GIVEN PROBLEM. Using the listing below, extract each line that has the word "this" in it.

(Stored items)
════════
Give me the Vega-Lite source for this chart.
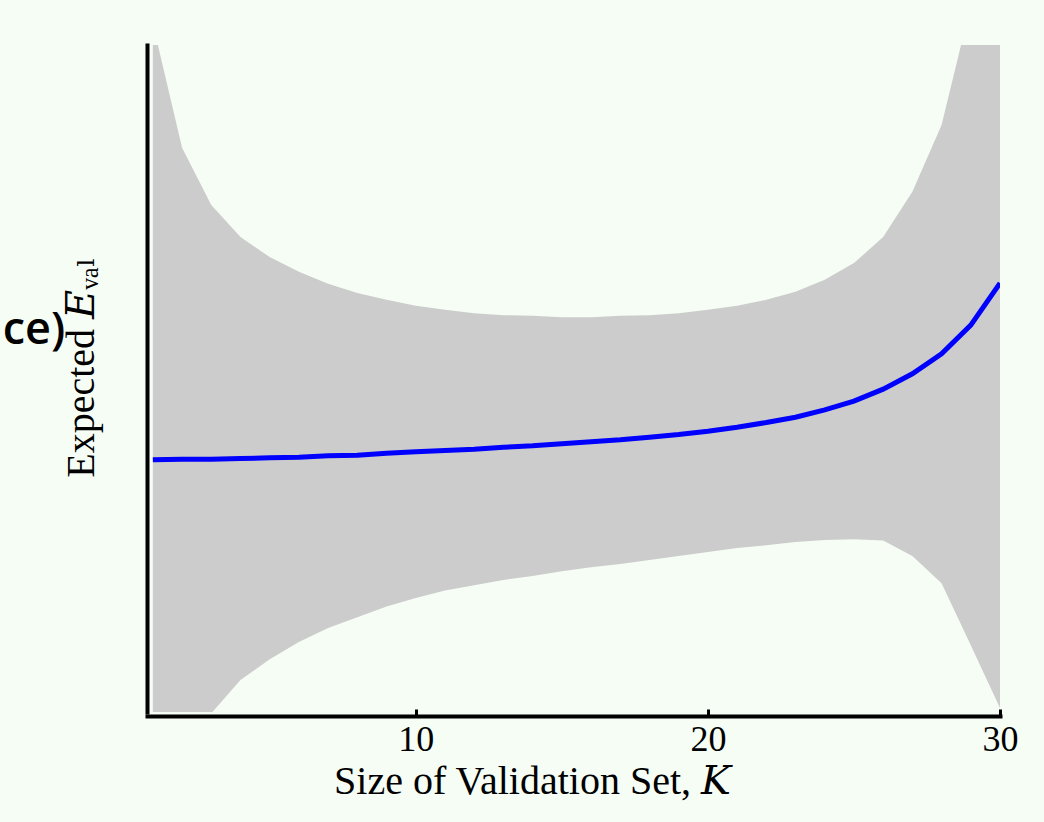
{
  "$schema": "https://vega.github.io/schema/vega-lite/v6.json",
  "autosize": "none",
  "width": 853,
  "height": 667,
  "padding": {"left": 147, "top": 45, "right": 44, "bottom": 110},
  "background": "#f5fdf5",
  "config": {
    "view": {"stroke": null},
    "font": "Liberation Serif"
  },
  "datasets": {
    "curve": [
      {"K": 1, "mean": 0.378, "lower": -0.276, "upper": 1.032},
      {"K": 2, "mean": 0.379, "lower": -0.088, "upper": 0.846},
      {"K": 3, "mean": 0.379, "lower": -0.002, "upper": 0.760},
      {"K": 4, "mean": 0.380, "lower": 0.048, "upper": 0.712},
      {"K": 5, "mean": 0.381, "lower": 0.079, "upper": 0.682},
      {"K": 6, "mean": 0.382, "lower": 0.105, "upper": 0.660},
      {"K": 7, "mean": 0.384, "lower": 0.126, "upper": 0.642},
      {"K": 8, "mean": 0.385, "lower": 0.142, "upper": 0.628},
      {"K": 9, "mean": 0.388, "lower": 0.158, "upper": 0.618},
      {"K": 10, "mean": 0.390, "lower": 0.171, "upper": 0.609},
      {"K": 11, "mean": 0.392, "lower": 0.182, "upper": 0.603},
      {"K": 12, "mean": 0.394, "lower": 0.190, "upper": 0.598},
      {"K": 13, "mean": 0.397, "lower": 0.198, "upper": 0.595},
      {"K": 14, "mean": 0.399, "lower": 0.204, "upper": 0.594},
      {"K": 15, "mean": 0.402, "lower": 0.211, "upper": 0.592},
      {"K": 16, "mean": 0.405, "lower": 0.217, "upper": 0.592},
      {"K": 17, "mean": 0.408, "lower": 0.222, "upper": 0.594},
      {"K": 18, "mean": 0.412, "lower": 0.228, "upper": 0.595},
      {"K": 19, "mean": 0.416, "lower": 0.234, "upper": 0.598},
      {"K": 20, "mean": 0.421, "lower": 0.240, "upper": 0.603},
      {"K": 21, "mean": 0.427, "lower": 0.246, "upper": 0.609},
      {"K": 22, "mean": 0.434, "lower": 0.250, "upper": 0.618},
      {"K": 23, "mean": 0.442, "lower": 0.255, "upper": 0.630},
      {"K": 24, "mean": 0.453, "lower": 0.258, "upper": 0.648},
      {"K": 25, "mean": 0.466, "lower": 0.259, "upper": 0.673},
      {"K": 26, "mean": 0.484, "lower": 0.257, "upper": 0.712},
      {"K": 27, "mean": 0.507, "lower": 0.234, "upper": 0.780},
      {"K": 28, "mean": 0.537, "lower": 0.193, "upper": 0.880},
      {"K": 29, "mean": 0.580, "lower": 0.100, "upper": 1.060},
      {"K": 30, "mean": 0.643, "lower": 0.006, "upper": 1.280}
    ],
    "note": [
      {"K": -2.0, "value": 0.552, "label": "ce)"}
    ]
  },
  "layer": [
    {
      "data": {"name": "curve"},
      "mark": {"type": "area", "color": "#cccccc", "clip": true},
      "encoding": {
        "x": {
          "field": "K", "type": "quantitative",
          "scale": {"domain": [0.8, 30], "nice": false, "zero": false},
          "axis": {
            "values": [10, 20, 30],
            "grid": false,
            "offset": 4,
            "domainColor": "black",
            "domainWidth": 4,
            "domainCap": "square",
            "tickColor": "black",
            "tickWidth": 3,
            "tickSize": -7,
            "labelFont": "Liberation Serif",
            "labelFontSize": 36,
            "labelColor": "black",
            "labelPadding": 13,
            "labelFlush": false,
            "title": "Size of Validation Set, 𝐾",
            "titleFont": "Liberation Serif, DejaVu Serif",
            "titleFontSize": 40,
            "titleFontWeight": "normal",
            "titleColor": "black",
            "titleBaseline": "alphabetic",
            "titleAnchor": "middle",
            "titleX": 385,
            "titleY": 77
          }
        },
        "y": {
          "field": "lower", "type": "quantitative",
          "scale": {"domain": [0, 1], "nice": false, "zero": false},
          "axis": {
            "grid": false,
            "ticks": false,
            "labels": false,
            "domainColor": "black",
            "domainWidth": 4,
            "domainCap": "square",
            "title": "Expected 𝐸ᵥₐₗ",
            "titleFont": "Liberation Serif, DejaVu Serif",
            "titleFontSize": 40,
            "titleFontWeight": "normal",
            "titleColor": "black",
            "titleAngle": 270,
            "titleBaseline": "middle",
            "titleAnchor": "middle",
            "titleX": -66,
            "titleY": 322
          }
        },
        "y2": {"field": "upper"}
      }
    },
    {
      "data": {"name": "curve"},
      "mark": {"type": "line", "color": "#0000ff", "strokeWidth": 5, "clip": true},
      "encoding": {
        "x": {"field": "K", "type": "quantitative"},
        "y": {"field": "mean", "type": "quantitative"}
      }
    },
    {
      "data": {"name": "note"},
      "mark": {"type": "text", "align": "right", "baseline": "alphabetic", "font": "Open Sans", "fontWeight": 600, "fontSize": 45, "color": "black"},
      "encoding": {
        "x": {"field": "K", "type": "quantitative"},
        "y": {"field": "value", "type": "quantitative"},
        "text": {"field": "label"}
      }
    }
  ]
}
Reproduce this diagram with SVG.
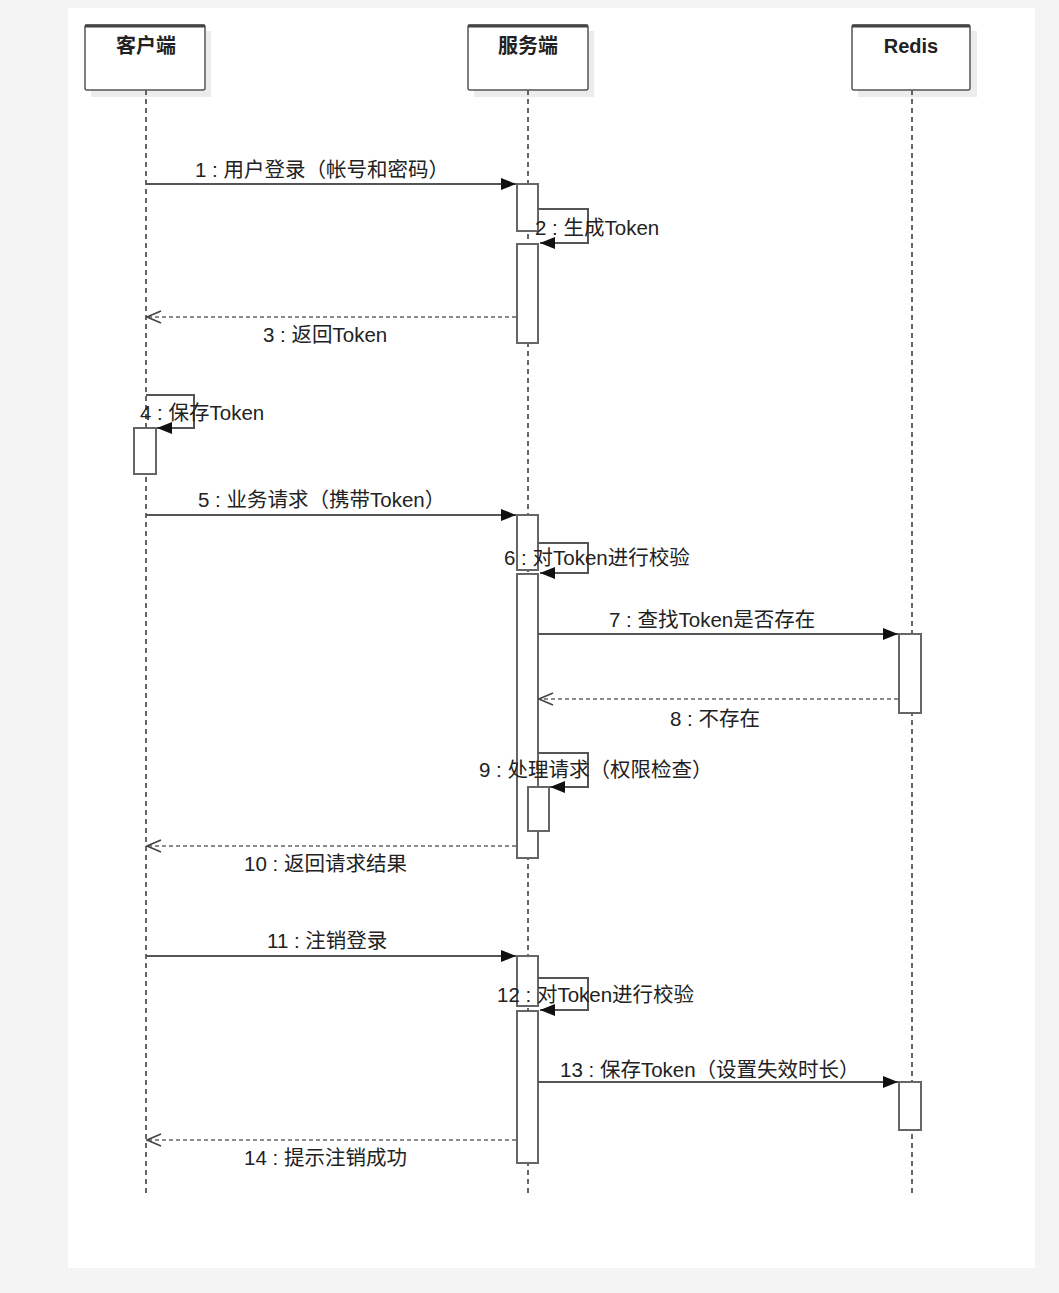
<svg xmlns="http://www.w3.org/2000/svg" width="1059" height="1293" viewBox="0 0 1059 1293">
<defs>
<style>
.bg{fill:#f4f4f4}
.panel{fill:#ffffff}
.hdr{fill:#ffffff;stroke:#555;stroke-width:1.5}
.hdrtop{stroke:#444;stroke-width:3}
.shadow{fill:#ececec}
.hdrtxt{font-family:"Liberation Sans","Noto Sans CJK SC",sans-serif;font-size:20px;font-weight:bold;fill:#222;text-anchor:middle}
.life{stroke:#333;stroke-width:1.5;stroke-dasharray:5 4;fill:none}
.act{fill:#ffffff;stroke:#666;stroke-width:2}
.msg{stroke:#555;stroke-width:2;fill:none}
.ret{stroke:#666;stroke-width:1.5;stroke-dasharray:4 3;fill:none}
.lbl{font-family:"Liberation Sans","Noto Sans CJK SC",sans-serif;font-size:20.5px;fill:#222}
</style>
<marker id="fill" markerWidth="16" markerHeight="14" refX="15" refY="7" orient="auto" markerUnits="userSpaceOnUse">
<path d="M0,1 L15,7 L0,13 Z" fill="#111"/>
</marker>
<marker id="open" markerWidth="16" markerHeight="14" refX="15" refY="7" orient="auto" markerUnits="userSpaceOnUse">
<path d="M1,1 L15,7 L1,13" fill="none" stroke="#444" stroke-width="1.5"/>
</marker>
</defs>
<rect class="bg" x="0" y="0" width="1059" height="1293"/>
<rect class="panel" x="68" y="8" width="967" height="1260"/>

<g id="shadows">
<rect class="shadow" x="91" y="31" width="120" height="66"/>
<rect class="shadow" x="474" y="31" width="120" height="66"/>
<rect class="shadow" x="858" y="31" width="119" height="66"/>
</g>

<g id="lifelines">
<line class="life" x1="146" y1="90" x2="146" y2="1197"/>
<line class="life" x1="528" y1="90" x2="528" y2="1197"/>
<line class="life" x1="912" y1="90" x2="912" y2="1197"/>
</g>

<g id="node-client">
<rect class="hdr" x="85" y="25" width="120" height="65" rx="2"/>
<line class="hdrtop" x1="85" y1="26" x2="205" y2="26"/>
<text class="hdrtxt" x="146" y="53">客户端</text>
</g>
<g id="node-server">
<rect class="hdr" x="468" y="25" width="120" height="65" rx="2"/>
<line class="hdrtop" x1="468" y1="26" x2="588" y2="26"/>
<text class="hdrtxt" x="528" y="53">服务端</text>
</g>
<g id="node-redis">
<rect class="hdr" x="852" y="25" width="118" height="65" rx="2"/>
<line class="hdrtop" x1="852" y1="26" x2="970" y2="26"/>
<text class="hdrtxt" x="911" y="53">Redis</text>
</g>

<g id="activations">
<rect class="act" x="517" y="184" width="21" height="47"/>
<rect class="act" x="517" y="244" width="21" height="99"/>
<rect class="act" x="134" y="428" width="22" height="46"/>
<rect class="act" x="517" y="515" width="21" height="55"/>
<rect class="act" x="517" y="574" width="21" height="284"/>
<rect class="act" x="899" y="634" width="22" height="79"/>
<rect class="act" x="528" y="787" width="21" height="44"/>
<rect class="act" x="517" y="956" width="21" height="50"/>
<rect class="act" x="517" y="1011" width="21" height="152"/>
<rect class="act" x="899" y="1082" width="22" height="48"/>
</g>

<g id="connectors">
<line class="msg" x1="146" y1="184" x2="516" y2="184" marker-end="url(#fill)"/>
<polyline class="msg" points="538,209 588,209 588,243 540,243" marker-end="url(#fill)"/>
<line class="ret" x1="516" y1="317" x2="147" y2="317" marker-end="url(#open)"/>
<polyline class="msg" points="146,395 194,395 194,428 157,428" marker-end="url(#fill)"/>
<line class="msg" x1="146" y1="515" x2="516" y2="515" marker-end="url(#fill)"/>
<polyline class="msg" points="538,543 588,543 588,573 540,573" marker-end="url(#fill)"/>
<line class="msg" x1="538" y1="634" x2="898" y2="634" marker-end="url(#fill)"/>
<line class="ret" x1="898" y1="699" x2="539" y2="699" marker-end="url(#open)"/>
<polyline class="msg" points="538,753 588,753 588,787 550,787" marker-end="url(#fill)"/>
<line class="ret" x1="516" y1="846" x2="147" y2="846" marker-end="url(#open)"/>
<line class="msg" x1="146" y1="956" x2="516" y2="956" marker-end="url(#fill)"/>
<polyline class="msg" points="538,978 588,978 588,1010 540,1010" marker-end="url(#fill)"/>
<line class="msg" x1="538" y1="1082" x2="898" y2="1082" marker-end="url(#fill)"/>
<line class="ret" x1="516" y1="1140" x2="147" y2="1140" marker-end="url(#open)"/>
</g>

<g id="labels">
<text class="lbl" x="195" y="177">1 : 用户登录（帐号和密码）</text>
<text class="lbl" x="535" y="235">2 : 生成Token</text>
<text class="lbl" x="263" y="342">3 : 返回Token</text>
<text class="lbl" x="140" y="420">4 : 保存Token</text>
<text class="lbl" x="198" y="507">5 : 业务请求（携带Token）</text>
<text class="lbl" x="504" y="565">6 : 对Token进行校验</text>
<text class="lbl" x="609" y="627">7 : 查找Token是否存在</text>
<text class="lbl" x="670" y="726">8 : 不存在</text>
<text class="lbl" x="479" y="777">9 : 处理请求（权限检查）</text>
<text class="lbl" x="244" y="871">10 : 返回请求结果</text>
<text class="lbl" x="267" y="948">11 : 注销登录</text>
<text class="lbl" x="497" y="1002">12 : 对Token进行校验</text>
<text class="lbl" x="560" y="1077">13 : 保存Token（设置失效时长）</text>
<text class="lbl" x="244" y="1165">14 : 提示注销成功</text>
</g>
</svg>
════════
EXERCISE ANSWER.
Give me the Vega-Lite source for this chart.
Reproduce this diagram with SVG.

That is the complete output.